REQUEST:
Only the lines from the line containing "Emit a Python" through the line containing "4.509, 4.594, 4.671, 4.702, 4.715, 4.729, 4.764, 4.800]" should be reproduced, please, with no pictures.

MATERIALS PROVIDED:

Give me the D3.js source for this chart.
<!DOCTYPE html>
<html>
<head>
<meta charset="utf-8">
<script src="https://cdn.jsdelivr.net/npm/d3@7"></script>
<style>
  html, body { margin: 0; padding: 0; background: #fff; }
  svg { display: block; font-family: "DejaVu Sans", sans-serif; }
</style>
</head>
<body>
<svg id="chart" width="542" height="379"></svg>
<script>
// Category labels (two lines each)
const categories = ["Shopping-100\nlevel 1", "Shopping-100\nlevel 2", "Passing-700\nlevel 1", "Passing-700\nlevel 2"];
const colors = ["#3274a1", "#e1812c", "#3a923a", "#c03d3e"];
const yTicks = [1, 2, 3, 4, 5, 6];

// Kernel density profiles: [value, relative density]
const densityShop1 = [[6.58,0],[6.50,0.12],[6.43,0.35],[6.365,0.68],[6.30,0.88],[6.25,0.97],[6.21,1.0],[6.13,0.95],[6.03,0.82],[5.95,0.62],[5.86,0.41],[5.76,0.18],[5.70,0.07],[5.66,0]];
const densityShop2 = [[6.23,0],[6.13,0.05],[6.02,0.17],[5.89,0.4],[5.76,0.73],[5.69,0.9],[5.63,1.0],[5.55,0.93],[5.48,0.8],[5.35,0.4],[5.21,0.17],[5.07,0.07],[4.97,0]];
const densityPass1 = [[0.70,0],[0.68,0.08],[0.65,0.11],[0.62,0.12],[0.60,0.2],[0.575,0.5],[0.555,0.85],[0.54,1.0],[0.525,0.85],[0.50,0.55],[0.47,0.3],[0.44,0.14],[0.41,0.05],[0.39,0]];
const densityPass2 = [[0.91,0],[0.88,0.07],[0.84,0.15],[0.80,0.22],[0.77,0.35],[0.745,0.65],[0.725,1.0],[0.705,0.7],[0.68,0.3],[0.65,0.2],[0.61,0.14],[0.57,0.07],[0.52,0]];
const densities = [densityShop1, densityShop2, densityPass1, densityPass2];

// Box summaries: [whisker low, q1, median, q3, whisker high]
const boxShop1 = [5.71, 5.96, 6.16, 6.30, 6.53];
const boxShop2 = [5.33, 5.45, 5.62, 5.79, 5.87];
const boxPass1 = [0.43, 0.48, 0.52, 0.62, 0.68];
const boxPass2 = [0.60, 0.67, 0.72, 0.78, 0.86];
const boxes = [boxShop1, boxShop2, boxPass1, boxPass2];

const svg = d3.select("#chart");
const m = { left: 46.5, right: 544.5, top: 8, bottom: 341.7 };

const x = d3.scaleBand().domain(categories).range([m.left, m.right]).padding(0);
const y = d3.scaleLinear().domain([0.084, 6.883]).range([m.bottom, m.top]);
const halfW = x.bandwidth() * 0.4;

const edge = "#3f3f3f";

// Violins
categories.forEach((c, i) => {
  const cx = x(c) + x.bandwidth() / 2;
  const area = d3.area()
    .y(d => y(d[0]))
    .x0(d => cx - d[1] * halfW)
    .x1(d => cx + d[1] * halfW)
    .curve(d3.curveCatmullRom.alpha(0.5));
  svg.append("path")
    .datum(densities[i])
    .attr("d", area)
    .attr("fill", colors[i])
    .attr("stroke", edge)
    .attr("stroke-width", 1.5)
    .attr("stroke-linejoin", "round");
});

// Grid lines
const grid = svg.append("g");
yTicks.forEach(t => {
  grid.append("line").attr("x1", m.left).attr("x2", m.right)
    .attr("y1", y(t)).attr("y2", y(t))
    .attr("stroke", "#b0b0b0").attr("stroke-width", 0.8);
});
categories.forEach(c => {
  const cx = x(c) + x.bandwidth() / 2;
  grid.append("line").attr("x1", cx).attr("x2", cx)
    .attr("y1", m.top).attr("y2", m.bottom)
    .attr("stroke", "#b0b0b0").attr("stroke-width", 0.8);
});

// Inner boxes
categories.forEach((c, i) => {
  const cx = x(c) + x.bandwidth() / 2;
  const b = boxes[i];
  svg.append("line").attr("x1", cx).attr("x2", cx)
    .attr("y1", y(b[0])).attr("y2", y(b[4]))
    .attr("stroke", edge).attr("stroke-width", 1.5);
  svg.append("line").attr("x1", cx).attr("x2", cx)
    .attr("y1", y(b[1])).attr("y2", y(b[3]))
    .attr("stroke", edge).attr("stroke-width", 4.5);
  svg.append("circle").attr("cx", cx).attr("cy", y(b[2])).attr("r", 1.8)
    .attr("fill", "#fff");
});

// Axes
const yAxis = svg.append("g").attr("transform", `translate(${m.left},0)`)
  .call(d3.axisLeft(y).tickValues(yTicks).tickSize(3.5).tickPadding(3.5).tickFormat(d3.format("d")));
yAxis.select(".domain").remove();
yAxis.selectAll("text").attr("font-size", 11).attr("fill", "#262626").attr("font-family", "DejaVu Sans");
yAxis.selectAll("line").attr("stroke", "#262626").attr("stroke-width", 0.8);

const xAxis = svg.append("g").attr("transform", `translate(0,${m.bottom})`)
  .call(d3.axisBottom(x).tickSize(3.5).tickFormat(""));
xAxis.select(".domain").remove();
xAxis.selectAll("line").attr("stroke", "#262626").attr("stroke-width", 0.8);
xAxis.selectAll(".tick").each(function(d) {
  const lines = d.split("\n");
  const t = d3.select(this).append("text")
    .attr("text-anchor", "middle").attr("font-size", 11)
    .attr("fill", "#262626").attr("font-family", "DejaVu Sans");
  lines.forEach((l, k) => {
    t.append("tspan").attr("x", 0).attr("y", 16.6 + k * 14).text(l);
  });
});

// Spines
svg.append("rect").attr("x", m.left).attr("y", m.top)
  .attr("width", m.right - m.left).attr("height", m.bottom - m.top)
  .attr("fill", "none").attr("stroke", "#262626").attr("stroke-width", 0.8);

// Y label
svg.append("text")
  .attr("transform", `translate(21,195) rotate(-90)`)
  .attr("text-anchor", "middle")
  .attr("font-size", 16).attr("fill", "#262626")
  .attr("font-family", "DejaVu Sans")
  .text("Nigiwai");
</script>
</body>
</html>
==
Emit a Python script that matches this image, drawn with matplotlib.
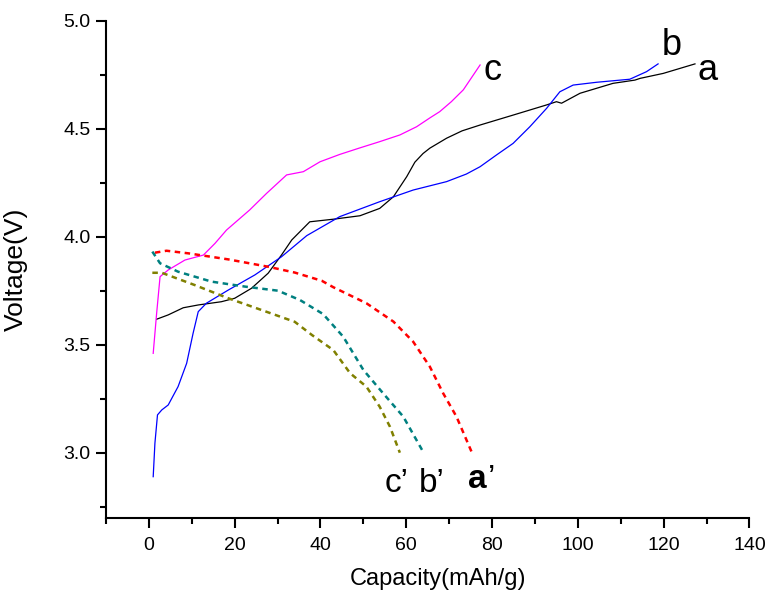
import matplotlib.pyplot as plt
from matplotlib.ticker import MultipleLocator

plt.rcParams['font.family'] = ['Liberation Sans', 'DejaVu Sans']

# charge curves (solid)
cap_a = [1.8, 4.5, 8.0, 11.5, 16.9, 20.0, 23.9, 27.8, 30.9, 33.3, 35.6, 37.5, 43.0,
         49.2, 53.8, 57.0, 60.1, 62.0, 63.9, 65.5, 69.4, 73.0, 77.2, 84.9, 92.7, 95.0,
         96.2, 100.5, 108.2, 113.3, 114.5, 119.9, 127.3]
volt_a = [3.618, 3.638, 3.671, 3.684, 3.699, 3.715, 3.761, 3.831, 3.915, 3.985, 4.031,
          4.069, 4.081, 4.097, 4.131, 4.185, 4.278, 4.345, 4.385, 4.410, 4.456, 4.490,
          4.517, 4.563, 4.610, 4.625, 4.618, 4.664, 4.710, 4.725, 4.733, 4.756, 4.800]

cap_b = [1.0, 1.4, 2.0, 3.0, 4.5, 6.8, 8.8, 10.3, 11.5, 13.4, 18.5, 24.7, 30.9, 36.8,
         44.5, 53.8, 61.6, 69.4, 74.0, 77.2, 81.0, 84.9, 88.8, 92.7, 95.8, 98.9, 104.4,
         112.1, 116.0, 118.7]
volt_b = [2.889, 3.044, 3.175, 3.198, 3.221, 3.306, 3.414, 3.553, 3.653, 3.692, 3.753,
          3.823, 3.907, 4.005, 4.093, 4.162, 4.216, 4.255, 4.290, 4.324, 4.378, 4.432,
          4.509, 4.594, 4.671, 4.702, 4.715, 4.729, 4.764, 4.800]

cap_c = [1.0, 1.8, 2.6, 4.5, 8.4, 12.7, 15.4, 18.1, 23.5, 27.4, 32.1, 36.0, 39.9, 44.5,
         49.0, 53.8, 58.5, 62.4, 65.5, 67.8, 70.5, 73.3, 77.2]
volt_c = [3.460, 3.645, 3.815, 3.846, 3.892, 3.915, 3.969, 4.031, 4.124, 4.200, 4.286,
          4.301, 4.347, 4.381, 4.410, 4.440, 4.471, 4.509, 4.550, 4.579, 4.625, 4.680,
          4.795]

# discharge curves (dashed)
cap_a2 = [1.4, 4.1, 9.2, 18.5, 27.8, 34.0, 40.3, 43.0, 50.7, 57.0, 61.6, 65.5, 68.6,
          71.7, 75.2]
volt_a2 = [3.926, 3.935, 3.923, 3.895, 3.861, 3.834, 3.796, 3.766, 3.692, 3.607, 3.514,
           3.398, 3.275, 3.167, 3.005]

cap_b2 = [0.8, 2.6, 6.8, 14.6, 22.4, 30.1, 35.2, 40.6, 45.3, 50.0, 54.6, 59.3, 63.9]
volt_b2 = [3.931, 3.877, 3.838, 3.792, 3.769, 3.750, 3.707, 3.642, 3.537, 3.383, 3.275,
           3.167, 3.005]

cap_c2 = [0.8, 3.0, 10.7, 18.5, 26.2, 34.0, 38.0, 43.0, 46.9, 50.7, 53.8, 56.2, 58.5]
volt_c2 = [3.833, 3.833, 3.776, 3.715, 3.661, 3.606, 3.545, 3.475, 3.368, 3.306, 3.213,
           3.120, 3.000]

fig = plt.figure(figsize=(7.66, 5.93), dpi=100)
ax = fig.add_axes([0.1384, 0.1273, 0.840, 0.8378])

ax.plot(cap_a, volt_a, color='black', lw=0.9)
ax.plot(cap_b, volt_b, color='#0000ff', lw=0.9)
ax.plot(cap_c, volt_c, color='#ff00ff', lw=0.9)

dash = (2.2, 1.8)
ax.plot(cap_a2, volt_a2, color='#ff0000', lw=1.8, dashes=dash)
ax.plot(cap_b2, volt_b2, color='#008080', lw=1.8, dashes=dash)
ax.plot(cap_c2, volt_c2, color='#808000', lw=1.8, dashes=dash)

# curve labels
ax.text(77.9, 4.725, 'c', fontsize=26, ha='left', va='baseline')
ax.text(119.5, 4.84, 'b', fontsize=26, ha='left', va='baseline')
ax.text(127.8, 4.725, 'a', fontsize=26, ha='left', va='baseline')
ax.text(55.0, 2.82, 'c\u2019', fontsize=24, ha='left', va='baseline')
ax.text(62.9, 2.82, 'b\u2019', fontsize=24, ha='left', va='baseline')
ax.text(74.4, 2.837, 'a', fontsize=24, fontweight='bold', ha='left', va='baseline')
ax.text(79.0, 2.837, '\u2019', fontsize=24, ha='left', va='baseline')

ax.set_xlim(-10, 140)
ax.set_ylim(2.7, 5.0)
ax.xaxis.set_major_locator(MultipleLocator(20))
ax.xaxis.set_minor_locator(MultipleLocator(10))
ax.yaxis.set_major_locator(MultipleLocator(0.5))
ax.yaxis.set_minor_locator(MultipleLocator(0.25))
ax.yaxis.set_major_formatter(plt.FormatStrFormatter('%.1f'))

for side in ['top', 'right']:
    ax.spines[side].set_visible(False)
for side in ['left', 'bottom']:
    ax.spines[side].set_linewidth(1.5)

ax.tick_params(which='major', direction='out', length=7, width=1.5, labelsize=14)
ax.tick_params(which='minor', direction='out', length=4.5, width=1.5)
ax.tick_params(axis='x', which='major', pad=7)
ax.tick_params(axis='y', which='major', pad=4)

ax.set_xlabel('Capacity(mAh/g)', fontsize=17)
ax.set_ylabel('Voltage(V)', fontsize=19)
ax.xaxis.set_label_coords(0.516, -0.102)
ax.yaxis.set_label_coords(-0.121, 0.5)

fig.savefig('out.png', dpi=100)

RESPONSE FOR THIS EXERCISE:
Emit a Python script that matches this image, drawn with matplotlib.
import matplotlib.pyplot as plt
from matplotlib.ticker import MultipleLocator

plt.rcParams['font.family'] = ['Liberation Sans', 'DejaVu Sans']

# charge curves (solid)
cap_a = [1.8, 4.5, 8.0, 11.5, 16.9, 20.0, 23.9, 27.8, 30.9, 33.3, 35.6, 37.5, 43.0,
         49.2, 53.8, 57.0, 60.1, 62.0, 63.9, 65.5, 69.4, 73.0, 77.2, 84.9, 92.7, 95.0,
         96.2, 100.5, 108.2, 113.3, 114.5, 119.9, 127.3]
volt_a = [3.618, 3.638, 3.671, 3.684, 3.699, 3.715, 3.761, 3.831, 3.915, 3.985, 4.031,
          4.069, 4.081, 4.097, 4.131, 4.185, 4.278, 4.345, 4.385, 4.410, 4.456, 4.490,
          4.517, 4.563, 4.610, 4.625, 4.618, 4.664, 4.710, 4.725, 4.733, 4.756, 4.800]

cap_b = [1.0, 1.4, 2.0, 3.0, 4.5, 6.8, 8.8, 10.3, 11.5, 13.4, 18.5, 24.7, 30.9, 36.8,
         44.5, 53.8, 61.6, 69.4, 74.0, 77.2, 81.0, 84.9, 88.8, 92.7, 95.8, 98.9, 104.4,
         112.1, 116.0, 118.7]
volt_b = [2.889, 3.044, 3.175, 3.198, 3.221, 3.306, 3.414, 3.553, 3.653, 3.692, 3.753,
          3.823, 3.907, 4.005, 4.093, 4.162, 4.216, 4.255, 4.290, 4.324, 4.378, 4.432,
          4.509, 4.594, 4.671, 4.702, 4.715, 4.729, 4.764, 4.800]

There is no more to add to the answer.